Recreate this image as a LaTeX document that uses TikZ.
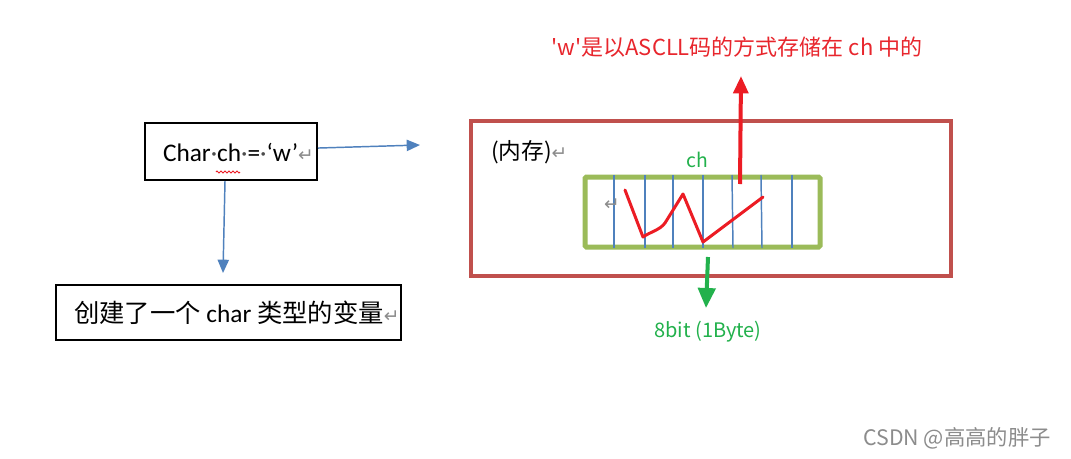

--

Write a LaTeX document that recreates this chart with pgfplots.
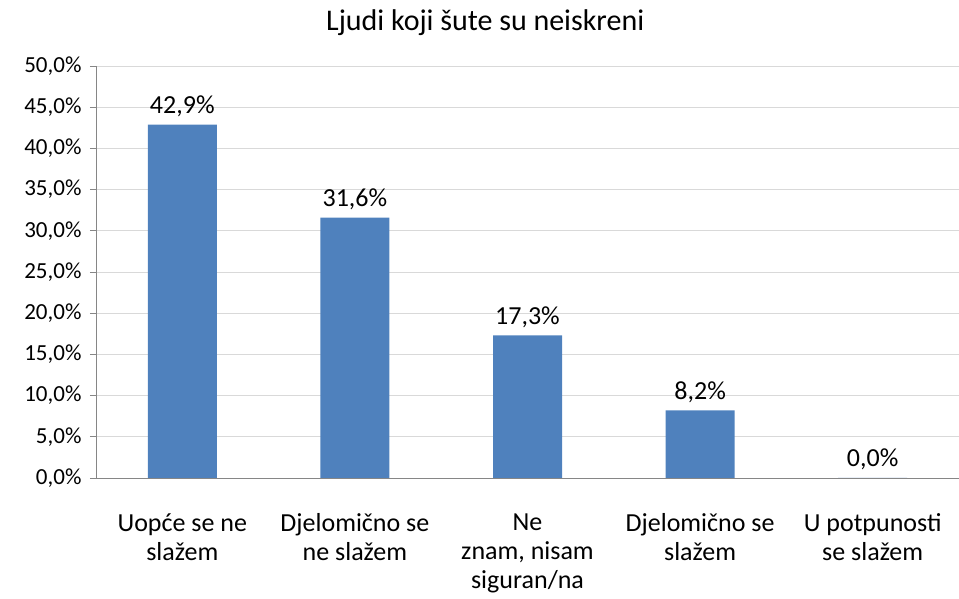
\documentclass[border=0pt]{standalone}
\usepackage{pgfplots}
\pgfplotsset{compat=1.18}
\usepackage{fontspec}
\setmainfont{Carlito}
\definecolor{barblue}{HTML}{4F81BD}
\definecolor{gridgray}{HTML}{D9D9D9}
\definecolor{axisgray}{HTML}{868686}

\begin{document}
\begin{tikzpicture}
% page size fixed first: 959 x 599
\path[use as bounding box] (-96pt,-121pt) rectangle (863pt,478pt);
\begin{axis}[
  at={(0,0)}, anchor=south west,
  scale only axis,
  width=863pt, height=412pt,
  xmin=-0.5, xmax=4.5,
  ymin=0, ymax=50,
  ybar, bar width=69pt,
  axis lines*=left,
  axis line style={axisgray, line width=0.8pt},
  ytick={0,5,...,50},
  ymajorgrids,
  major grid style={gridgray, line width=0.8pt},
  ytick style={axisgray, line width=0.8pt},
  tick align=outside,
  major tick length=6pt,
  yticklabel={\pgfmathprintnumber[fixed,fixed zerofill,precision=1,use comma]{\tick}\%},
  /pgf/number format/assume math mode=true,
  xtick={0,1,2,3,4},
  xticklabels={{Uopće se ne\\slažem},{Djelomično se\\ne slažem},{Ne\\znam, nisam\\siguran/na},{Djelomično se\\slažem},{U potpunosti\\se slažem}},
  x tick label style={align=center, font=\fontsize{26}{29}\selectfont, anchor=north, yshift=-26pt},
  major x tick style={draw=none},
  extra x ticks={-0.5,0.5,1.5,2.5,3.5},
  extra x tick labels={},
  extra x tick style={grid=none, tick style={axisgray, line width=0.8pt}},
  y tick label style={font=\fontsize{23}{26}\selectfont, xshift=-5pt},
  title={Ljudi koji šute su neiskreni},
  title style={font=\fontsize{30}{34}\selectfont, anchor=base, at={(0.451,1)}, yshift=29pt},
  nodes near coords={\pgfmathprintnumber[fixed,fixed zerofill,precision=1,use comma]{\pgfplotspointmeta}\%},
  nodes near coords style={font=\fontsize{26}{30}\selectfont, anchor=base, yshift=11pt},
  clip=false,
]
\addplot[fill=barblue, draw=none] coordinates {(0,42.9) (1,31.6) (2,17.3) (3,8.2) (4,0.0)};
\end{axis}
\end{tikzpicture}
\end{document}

...

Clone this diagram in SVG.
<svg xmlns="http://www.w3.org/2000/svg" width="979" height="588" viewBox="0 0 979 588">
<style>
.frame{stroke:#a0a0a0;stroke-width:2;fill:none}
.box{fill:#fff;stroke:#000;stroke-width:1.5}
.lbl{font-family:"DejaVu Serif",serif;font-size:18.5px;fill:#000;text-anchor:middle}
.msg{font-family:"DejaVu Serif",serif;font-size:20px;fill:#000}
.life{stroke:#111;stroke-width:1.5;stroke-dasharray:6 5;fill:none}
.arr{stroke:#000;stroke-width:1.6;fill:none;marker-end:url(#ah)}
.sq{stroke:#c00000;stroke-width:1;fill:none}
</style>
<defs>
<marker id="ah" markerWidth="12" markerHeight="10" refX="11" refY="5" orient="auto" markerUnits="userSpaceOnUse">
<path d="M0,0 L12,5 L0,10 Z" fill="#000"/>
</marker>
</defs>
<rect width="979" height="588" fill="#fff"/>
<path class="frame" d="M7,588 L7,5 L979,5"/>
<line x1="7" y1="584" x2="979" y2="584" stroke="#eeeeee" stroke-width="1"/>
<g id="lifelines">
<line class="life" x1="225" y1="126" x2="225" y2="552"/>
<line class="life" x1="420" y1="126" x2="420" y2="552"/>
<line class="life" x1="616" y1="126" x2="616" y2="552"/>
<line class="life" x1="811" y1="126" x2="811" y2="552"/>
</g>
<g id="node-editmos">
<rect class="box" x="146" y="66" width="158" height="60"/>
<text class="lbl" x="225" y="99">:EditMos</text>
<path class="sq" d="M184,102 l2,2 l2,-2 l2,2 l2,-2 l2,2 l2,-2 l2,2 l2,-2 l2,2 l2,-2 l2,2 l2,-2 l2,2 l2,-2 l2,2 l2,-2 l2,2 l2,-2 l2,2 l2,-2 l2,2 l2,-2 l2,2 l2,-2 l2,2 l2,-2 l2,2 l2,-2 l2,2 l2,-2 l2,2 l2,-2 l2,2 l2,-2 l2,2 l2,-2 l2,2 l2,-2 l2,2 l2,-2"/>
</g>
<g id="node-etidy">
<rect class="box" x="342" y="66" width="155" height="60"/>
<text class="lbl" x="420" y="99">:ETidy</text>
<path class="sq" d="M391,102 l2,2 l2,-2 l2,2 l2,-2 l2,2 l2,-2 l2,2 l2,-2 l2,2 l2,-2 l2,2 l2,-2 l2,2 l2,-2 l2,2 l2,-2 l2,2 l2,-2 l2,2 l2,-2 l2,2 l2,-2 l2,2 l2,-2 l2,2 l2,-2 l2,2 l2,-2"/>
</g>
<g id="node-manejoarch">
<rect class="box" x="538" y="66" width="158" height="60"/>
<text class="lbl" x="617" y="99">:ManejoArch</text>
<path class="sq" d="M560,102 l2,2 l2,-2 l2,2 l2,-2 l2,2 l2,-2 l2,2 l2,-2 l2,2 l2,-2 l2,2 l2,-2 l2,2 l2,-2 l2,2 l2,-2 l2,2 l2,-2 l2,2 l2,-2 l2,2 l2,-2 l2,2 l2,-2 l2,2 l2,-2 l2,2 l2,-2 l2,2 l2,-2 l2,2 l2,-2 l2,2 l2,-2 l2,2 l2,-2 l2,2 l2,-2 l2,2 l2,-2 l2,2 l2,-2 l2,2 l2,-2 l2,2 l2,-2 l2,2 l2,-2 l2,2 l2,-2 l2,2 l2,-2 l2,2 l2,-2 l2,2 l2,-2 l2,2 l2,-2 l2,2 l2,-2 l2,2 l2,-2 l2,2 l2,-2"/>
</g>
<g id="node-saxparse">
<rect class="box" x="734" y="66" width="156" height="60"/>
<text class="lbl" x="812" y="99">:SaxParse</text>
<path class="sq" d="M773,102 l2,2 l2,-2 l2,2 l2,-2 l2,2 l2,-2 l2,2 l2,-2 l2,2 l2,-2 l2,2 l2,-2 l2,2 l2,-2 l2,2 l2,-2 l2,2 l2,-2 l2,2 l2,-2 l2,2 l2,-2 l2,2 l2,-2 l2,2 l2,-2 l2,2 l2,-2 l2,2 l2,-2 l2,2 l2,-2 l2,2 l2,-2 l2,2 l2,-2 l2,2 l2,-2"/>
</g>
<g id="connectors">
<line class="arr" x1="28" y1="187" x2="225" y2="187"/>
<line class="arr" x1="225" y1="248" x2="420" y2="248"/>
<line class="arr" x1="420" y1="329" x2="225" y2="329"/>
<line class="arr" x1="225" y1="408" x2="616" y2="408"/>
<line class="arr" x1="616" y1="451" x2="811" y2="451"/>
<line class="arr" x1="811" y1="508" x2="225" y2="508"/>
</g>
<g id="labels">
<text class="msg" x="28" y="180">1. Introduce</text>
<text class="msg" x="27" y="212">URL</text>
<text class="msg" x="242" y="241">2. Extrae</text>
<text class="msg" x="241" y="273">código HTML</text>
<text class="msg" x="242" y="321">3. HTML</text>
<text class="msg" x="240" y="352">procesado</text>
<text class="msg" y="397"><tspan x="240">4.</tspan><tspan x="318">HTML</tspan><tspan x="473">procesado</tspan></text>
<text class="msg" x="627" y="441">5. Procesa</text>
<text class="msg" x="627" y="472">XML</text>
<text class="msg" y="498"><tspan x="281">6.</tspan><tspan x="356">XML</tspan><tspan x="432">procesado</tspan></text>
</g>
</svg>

● **Task instructions**: List the lines of the material in which the word "that" occurs.

● **Reply**:
Recreate this image as a LaTeX document that uses TikZ.
Write a LaTeX document that recreates this chart with pgfplots.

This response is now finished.